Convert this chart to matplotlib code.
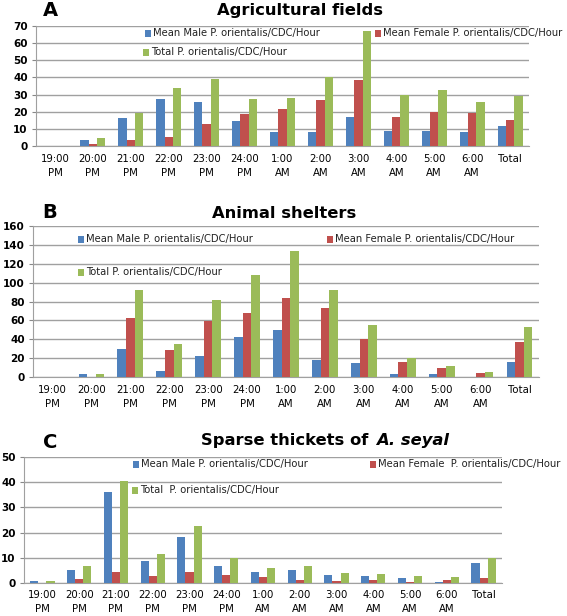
import matplotlib
matplotlib.use("Agg")
import matplotlib.pyplot as plt
import numpy as np
from matplotlib.patches import Rectangle

hours = ["19:00\nPM", "20:00\nPM", "21:00\nPM", "22:00\nPM", "23:00\nPM", "24:00\nPM",
         "1:00\nAM", "2:00\nAM", "3:00\nAM", "4:00\nAM", "5:00\nAM", "6:00\nAM", "Total"]

a_male = [0, 3.5, 16.5, 27.6, 25.5, 14.8, 8.4, 8.4, 16.9, 9.0, 9.0, 8.4, 11.9]
a_female = [0, 1.2, 3.5, 5.2, 12.6, 18.5, 21.4, 26.6, 38.5, 16.9, 19.8, 19.0, 15.4]
a_total = [0, 4.5, 19.0, 34.0, 39.3, 27.6, 28.2, 40.3, 67.0, 30.0, 32.7, 25.5, 29.2]

b_male = [0, 2.8, 30.0, 6.7, 22.0, 42.0, 49.6, 17.7, 15.2, 3.5, 2.8, 0, 16.3]
b_female = [0, 0, 62.3, 29.0, 59.8, 67.3, 84.0, 73.3, 40.4, 16.3, 9.6, 4.6, 36.8]
b_total = [0, 2.8, 92.0, 35.4, 82.0, 108.3, 133.8, 92.0, 55.6, 20.2, 11.7, 5.7, 53.5]

c_male = [0.9, 5.3, 36.0, 8.9, 18.3, 6.9, 4.3, 5.1, 3.2, 2.8, 2.0, 0.5, 7.9]
c_female = [0, 1.7, 4.3, 2.8, 4.3, 3.2, 2.4, 1.3, 0.9, 1.3, 0.5, 1.1, 2.1]
c_total = [0.9, 6.7, 40.3, 11.6, 22.7, 9.9, 6.1, 6.9, 4.0, 3.6, 2.8, 2.4, 9.9]

lbl_male = "Mean Male P. orientalis/CDC/Hour"
lbl_female_ab = "Mean Female P. orientalis/CDC/Hour"
lbl_female_c = "Mean Female  P. orientalis/CDC/Hour"
lbl_total_ab = "Total P. orientalis/CDC/Hour"
lbl_total_c = "Total  P. orientalis/CDC/Hour"

BLUE, RED, GREEN = "#4F81BD", "#C0504D", "#9BBB59"
W, H = 567, 616
fig = plt.figure(figsize=(W / 100, H / 100), dpi=100)

def px_axes(l, r, t, b):
    return fig.add_axes([l / W, 1 - b / H, (r - l) / W, (b - t) / H])

def legend_item(x, y, color, text):
    fig.patches.append(Rectangle(((x - 8) / W, 1 - (y + 3.5) / H), 6 / W, 7 / H,
                                 transform=fig.transFigure, facecolor=color,
                                 edgecolor="none", figure=fig))
    fig.text(x / W, 1 - y / H, text, fontsize=7.2, va="center", ha="left",
             color="#222222")

def panel(ax, male, female, total, ymax, step, pad=6):
    x = np.arange(len(hours))
    bw = 0.22
    ax.bar(x - bw, male, bw, color=BLUE, zorder=3)
    ax.bar(x, female, bw, color=RED, zorder=3)
    ax.bar(x + bw, total, bw, color=GREEN, zorder=3)
    ax.set_xlim(-0.5, len(hours) - 0.5)
    ax.set_ylim(0, ymax)
    ax.set_yticks(np.arange(0, ymax + 1, step))
    ax.set_xticks(x)
    ax.set_xticklabels(hours, fontsize=7.3, linespacing=1.45)
    ax.tick_params(axis="x", length=0, pad=pad)
    ax.tick_params(axis="y", length=3, color="#888888", labelsize=7.5, pad=3)
    for t in ax.get_yticklabels():
        t.set_fontweight("bold")
    ax.grid(axis="y", color="#A0A0A0", linewidth=1.0, zorder=0)
    for s in ["top", "right"]:
        ax.spines[s].set_visible(False)
    ax.spines["left"].set_color("#A0A0A0")
    ax.spines["bottom"].set_color("#A0A0A0")
    ax.set_facecolor("white")

axA = px_axes(36, 529, 26, 146)
panel(axA, a_male, a_female, a_total, 70, 10)
axB = px_axes(33, 539, 226, 377)
panel(axB, b_male, b_female, b_total, 160, 20)
axC = px_axes(24, 502, 457, 583)
panel(axC, c_male, c_female, c_total, 50, 10, pad=5)

# Titles
fig.text(50 / W, 1 - 11 / H, "A", fontsize=14, fontweight="bold", ha="center", va="center")
fig.text(300 / W, 1 - 11 / H, "Agricultural fields", fontsize=11.8, fontweight="bold",
         ha="center", va="center")
fig.text(50 / W, 1 - 213 / H, "B", fontsize=14, fontweight="bold", ha="center", va="center")
fig.text(284 / W, 1 - 213 / H, "Animal shelters", fontsize=11.8, fontweight="bold",
         ha="center", va="center")
fig.text(50 / W, 1 - 442 / H, "C", fontsize=14, fontweight="bold", ha="center", va="center")
fig.text(374 / W, 1 - 441 / H, "Sparse thickets of ", fontsize=11.8,
         fontweight="bold", ha="right", va="center")
fig.text(376 / W, 1 - 441 / H, "A. seyal", fontsize=11.8,
         fontweight="bold", fontstyle="italic", ha="left", va="center")

# Legends
legend_item(153, 33, BLUE, lbl_male)
legend_item(383, 33, RED, lbl_female_ab)
legend_item(151, 52, GREEN, lbl_total_ab)

legend_item(86, 239, BLUE, lbl_male)
legend_item(335, 239, RED, lbl_female_ab)
legend_item(86, 272, GREEN, lbl_total_ab)

legend_item(141, 464, BLUE, lbl_male)
legend_item(378, 464, RED, lbl_female_c)
legend_item(140, 490, GREEN, lbl_total_c)

fig.savefig("out.png", dpi=100)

• [Aim]: Pictures excluded, quote all the data above exactly.

• [Result]:
Convert this chart to matplotlib code.
import matplotlib
matplotlib.use("Agg")
import matplotlib.pyplot as plt
import numpy as np
from matplotlib.patches import Rectangle

hours = ["19:00\nPM", "20:00\nPM", "21:00\nPM", "22:00\nPM", "23:00\nPM", "24:00\nPM",
         "1:00\nAM", "2:00\nAM", "3:00\nAM", "4:00\nAM", "5:00\nAM", "6:00\nAM", "Total"]

a_male = [0, 3.5, 16.5, 27.6, 25.5, 14.8, 8.4, 8.4, 16.9, 9.0, 9.0, 8.4, 11.9]
a_female = [0, 1.2, 3.5, 5.2, 12.6, 18.5, 21.4, 26.6, 38.5, 16.9, 19.8, 19.0, 15.4]
a_total = [0, 4.5, 19.0, 34.0, 39.3, 27.6, 28.2, 40.3, 67.0, 30.0, 32.7, 25.5, 29.2]

b_male = [0, 2.8, 30.0, 6.7, 22.0, 42.0, 49.6, 17.7, 15.2, 3.5, 2.8, 0, 16.3]
b_female = [0, 0, 62.3, 29.0, 59.8, 67.3, 84.0, 73.3, 40.4, 16.3, 9.6, 4.6, 36.8]
b_total = [0, 2.8, 92.0, 35.4, 82.0, 108.3, 133.8, 92.0, 55.6, 20.2, 11.7, 5.7, 53.5]

c_male = [0.9, 5.3, 36.0, 8.9, 18.3, 6.9, 4.3, 5.1, 3.2, 2.8, 2.0, 0.5, 7.9]
c_female = [0, 1.7, 4.3, 2.8, 4.3, 3.2, 2.4, 1.3, 0.9, 1.3, 0.5, 1.1, 2.1]
c_total = [0.9, 6.7, 40.3, 11.6, 22.7, 9.9, 6.1, 6.9, 4.0, 3.6, 2.8, 2.4, 9.9]

lbl_male = "Mean Male P. orientalis/CDC/Hour"
lbl_female_ab = "Mean Female P. orientalis/CDC/Hour"
lbl_female_c = "Mean Female  P. orientalis/CDC/Hour"
lbl_total_ab = "Total P. orientalis/CDC/Hour"
lbl_total_c = "Total  P. orientalis/CDC/Hour"

BLUE, RED, GREEN = "#4F81BD", "#C0504D", "#9BBB59"
W, H = 567, 616
fig = plt.figure(figsize=(W / 100, H / 100), dpi=100)

def px_axes(l, r, t, b):
    return fig.add_axes([l / W, 1 - b / H, (r - l) / W, (b - t) / H])

def legend_item(x, y, color, text):
    fig.patches.append(Rectangle(((x - 8) / W, 1 - (y + 3.5) / H), 6 / W, 7 / H,
                                 transform=fig.transFigure, facecolor=color,
                                 edgecolor="none", figure=fig))
    fig.text(x / W, 1 - y / H, text, fontsize=7.2, va="center", ha="left",
             color="#222222")

def panel(ax, male, female, total, ymax, step, pad=6):
    x = np.arange(len(hours))
    bw = 0.22
    ax.bar(x - bw, male, bw, color=BLUE, zorder=3)
    ax.bar(x, female, bw, color=RED, zorder=3)
    ax.bar(x + bw, total, bw, color=GREEN, zorder=3)
    ax.set_xlim(-0.5, len(hours) - 0.5)
    ax.set_ylim(0, ymax)
    ax.set_yticks(np.arange(0, ymax + 1, step))
    ax.set_xticks(x)
    ax.set_xticklabels(hours, fontsize=7.3, linespacing=1.45)
    ax.tick_params(axis="x", length=0, pad=pad)
    ax.tick_params(axis="y", length=3, color="#888888", labelsize=7.5, pad=3)
    for t in ax.get_yticklabels():
        t.set_fontweight("bold")
    ax.grid(axis="y", color="#A0A0A0", linewidth=1.0, zorder=0)
    for s in ["top", "right"]:
        ax.spines[s].set_visible(False)
    ax.spines["left"].set_color("#A0A0A0")
    ax.spines["bottom"].set_color("#A0A0A0")
    ax.set_facecolor("white")

axA = px_axes(36, 529, 26, 146)
panel(axA, a_male, a_female, a_total, 70, 10)
axB = px_axes(33, 539, 226, 377)
panel(axB, b_male, b_female, b_total, 160, 20)
axC = px_axes(24, 502, 457, 583)
panel(axC, c_male, c_female, c_total, 50, 10, pad=5)

# Titles
fig.text(50 / W, 1 - 11 / H, "A", fontsize=14, fontweight="bold", ha="center", va="center")
fig.text(300 / W, 1 - 11 / H, "Agricultural fields", fontsize=11.8, fontweight="bold",
         ha="center", va="center")
fig.text(50 / W, 1 - 213 / H, "B", fontsize=14, fontweight="bold", ha="center", va="center")
fig.text(284 / W, 1 - 213 / H, "Animal shelters", fontsize=11.8, fontweight="bold",
         ha="center", va="center")
fig.text(50 / W, 1 - 442 / H, "C", fontsize=14, fontweight="bold", ha="center", va="center")
fig.text(374 / W, 1 - 441 / H, "Sparse thickets of ", fontsize=11.8,
         fontweight="bold", ha="right", va="center")
fig.text(376 / W, 1 - 441 / H, "A. seyal", fontsize=11.8,
         fontweight="bold", fontstyle="italic", ha="left", va="center")

# Legends
legend_item(153, 33, BLUE, lbl_male)
legend_item(383, 33, RED, lbl_female_ab)
legend_item(151, 52, GREEN, lbl_total_ab)

legend_item(86, 239, BLUE, lbl_male)
legend_item(335, 239, RED, lbl_female_ab)
legend_item(86, 272, GREEN, lbl_total_ab)

legend_item(141, 464, BLUE, lbl_male)
legend_item(378, 464, RED, lbl_female_c)
legend_item(140, 490, GREEN, lbl_total_c)

fig.savefig("out.png", dpi=100)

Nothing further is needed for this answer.